Thinking of contract rearing? Here’s everything you need to know before you make the leap

Here’s some things to consider when deciding to opt for contract rearing your heifers this year or not.
Here’s some things to consider when deciding to opt for contract rearing your heifers this year or not.
Catherine Hurley

Catherine Hurley

With dairy cows ready to start calving any day now, if they haven’t started already, farmers may be weighing up their options on how best to go about heifer rearing this season. Here’s some things to consider when deciding to opt for contract rearing your heifers this year or not.

Written agreement between a heifer rearer and a dairy farmer

A written commitment to the arrangement between the dairy farmer and the heifer rearer is essential for any successful heifer rearing agreement, according to Teagasc Farm Management Specialist, Thomas Curran.

The arrangement is only as good as the other person's word, according to Thomas. Honesty, trust and some flexibility and regular communication is essential for a successful arrangement for both parties, says the Moorepark-based Specialist.

All arrangements should include the following according to Thomas;

-        Start and end date – rearing period

-        Number of animals

-        How breeding is to be managed

Get the latest news from the Farming Independent team 3 times a week.
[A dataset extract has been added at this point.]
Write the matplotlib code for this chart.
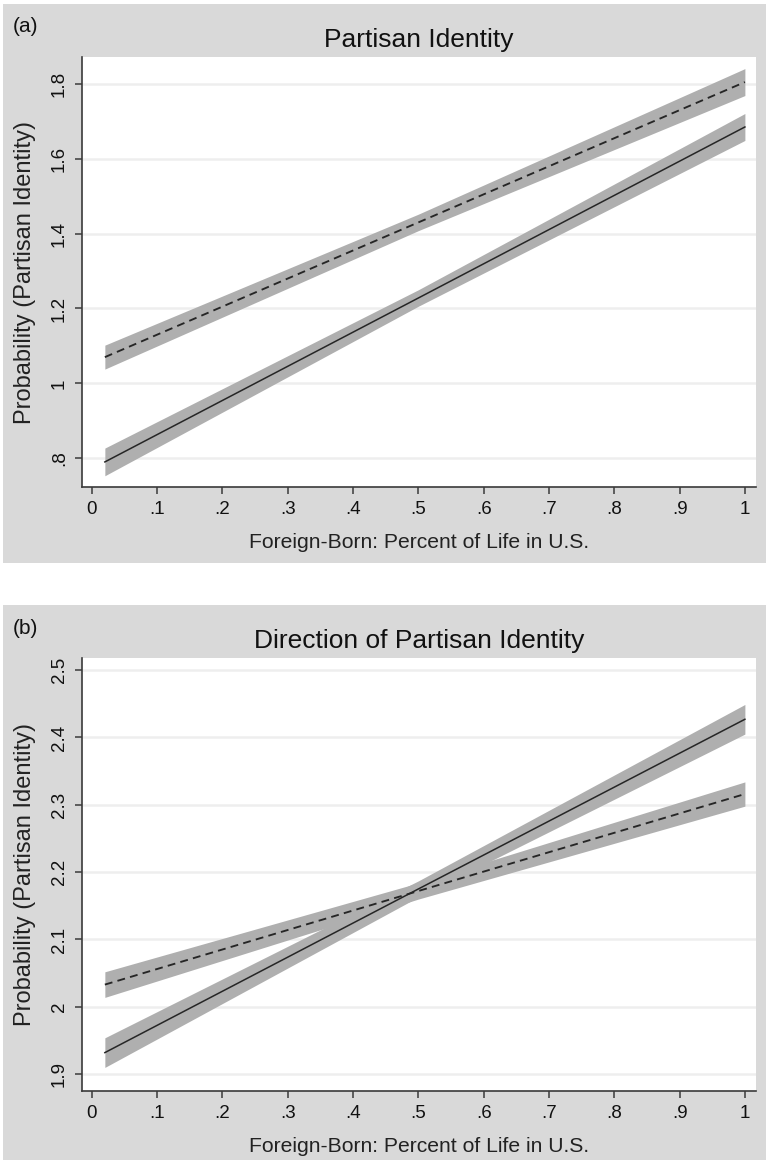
import matplotlib
matplotlib.use("Agg")
import matplotlib.pyplot as plt
from matplotlib.patches import Rectangle

# ---- data -------------------------------------------------------------
pct_life = [0.02, 0.5, 1.0]

# (a) Partisan Identity
pid_solid = [0.79, 1.228, 1.685]
pid_solid_ci = [0.037, 0.022, 0.036]
pid_dashed = [1.07, 1.43, 1.805]
pid_dashed_ci = [0.032, 0.022, 0.036]

# (b) Direction of Partisan Identity
dir_solid = [1.932, 2.175, 2.427]
dir_solid_ci = [0.022, 0.012, 0.022]
dir_dashed = [2.033, 2.172, 2.316]
dir_dashed_ci = [0.019, 0.012, 0.018]

x_ticks = [0, .1, .2, .3, .4, .5, .6, .7, .8, .9, 1]
x_ticklabels = ["0", ".1", ".2", ".3", ".4", ".5", ".6", ".7", ".8", ".9", "1"]
a_yticks = [0.8, 1.0, 1.2, 1.4, 1.6, 1.8]
a_yticklabels = [".8", "1", "1.2", "1.4", "1.6", "1.8"]
b_yticks = [1.9, 2.0, 2.1, 2.2, 2.3, 2.4, 2.5]
b_yticklabels = ["1.9", "2", "2.1", "2.2", "2.3", "2.4", "2.5"]

x_title = "Foreign-Born: Percent of Life in U.S."
y_title = "Probability (Partisan Identity)"

# ---- style ------------------------------------------------------------
W, H = 766, 1160
DPI = 100
plt.rcParams["font.family"] = ["Liberation Sans", "DejaVu Sans"]
PANEL_BG = "#d9d9d9"
BAND = "#afafaf"
LINE = "#262626"
SPINE = "#3a3a3a"
GRID = "#eeeeee"

fig = plt.figure(figsize=(W / DPI, H / DPI), dpi=DPI)
fig.patch.set_facecolor("white")


def px_rect(x0, y0, x1, y1):
    """Pixel box (top-left origin) -> figure fraction [l, b, w, h]."""
    return [x0 / W, 1 - y1 / H, (x1 - x0) / W, (y1 - y0) / H]


def fig_text(x, y, s, **kw):
    fig.text(x / W, 1 - y / H, s, **kw)


def panel(bg_box, ax_box, label, title, xs, ys_solid, ci_solid, ys_dash, ci_dash,
          yticks, yticklabels, ylim):
    # grey panel background, kept behind the axes
    l, b, w, h = px_rect(*bg_box)
    fig.patches.append(Rectangle((l, b), w, h, transform=fig.transFigure,
                                 facecolor=PANEL_BG, edgecolor="none", zorder=-10))
    ax = fig.add_axes(px_rect(*ax_box))
    ax.set_zorder(1)
    ax.set_facecolor("white")

    for ys, ci in ((ys_solid, ci_solid), (ys_dash, ci_dash)):
        lo = [y - c for y, c in zip(ys, ci)]
        hi = [y + c for y, c in zip(ys, ci)]
        ax.fill_between(xs, lo, hi, color=BAND, linewidth=0, zorder=2)
    ax.plot(xs, ys_solid, color=LINE, lw=1.1, zorder=3)
    ax.plot(xs, ys_dash, color=LINE, lw=1.35, ls=(0, (4.2, 2.8)), zorder=3)

    ax.set_xlim(-0.015, 1.017)
    ax.set_ylim(*ylim)
    ax.set_xticks(x_ticks)
    ax.set_xticklabels(x_ticklabels)
    ax.set_yticks(yticks)
    ax.set_yticklabels(yticklabels, rotation=90, va="center")
    ax.tick_params(axis="both", direction="out", length=5, width=1.1,
                   color=SPINE, labelsize=13.5, labelcolor="#111111", pad=5)
    ax.yaxis.grid(True, color=GRID, lw=1.8, zorder=1)
    ax.set_axisbelow(True)
    for side in ("top", "right"):
        ax.spines[side].set_visible(False)
    for side in ("left", "bottom"):
        ax.spines[side].set_color(SPINE)
        ax.spines[side].set_linewidth(1.2)

    x0, y0, x1, y1 = ax_box
    cx = (x0 + x1) / 2
    cy = (y0 + y1) / 2
    fig_text(bg_box[0] + 10, bg_box[1] + 23, label, fontsize=15, va="center", color="#111111")
    fig_text(cx, y0 - 10, title, fontsize=19, ha="center", va="baseline", color="#111111")
    fig_text(cx, y1 + 55, x_title, fontsize=15.2, ha="center", va="center", color="#222222")
    fig_text(25, cy, y_title, fontsize=17, ha="center", va="center",
             rotation=90, color="#222222")
    return ax


panel((3, 4, 766, 563), (82, 57, 756, 487), "(a)", "Partisan Identity",
      pct_life, pid_solid, pid_solid_ci, pid_dashed, pid_dashed_ci,
      a_yticks, a_yticklabels, (0.723, 1.872))

panel((3, 605, 766, 1160), (82, 658, 756, 1091), "(b)", "Direction of Partisan Identity",
      pct_life, dir_solid, dir_solid_ci, dir_dashed, dir_dashed_ci,
      b_yticks, b_yticklabels, (1.875, 2.518))

fig.savefig("out.png", dpi=DPI)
-        Who covers veterinary costs

-        How vaccinations etc are to be managed and payed for

-        How often weighing is to be carried out and specific targets for age

-        Grazing system – leader/follower system

-        Payment rate and procedure

He also said that the agreement may be required by the DVO in cases of a disease outbreak.

Weigh up the finances

Budgeting for heifer rearers is essential and a way to ensure profit, which is vital says Thomas. In order to make out an estimation of profit, rearers should first set the parameters, including the number of animals that will be kept, how long for and costs of keeping the animals including all vet bills and meal if it’s part of the agreement.

Knowing where the highest costs is vital for the business to see a return, according to the Advisor. The three highest costs of rearing a replacement heifer is the first 12 weeks of life, and the first and second wintering period.

Hitting target weights

Achieving target weights is often the most crucial part to the heifer rearing programme. He says that there needs to be a clear understanding between the farmer and the heifer rearer that these targets need to be met, including the target weight of when the heifer arrives on the heifer rearer’s farm first day.

Veterinary issues

Discussing a vaccination protocol with your vet and having a clear understanding of what vaccines need to be covered and how costs are to be covered is necessary, he says.

The District Veterinary Officer (DVO) also needs to be contacted and both parties need to adhere to their requirements;

-        NBAS 31A form for the transfer of animals

-        Passports need to move with the animals

-        Normal TB testing procedures applies

-        Timing of annual TB testing is critical

-        Multiple herds are often undesirable but can be unavoidable


Achieving weight targets are often synonymous with achieving breeding targets, says Thomas.  Both parties should communicate exactly what is planned/required for the breeding season and who will be paying for tail paint, scratch cards, teaser bulls etc, he advises.

Potential gain for heifer rearers

He said that there is a potential for heifer rearers to make more profit if technical performance at farm level is good. This involves grassland management, weight targets and breeding targets according to Thomas.

It can also provide monthly cashflow for rearers, where the payments are set-up as a monthly direct debit, he said. Another benefit for rearers is the elimination of the risk of market fluctuations, and that the rearer no longer has money tied up in livestock to provide an income.

Potential gain for dairy farmers

There is now an opportunity for dairy farmers to increase the milking herd when heifers are replaced with cows on the grazing platform, he said, while opting for a heifer-rearing programme allows farmers to focus on one group of animals and frees up labour time spent on small jobs involved with heifers.

This could also be a good option for dairy farmers that are a little tight on space for heifers as well, he said.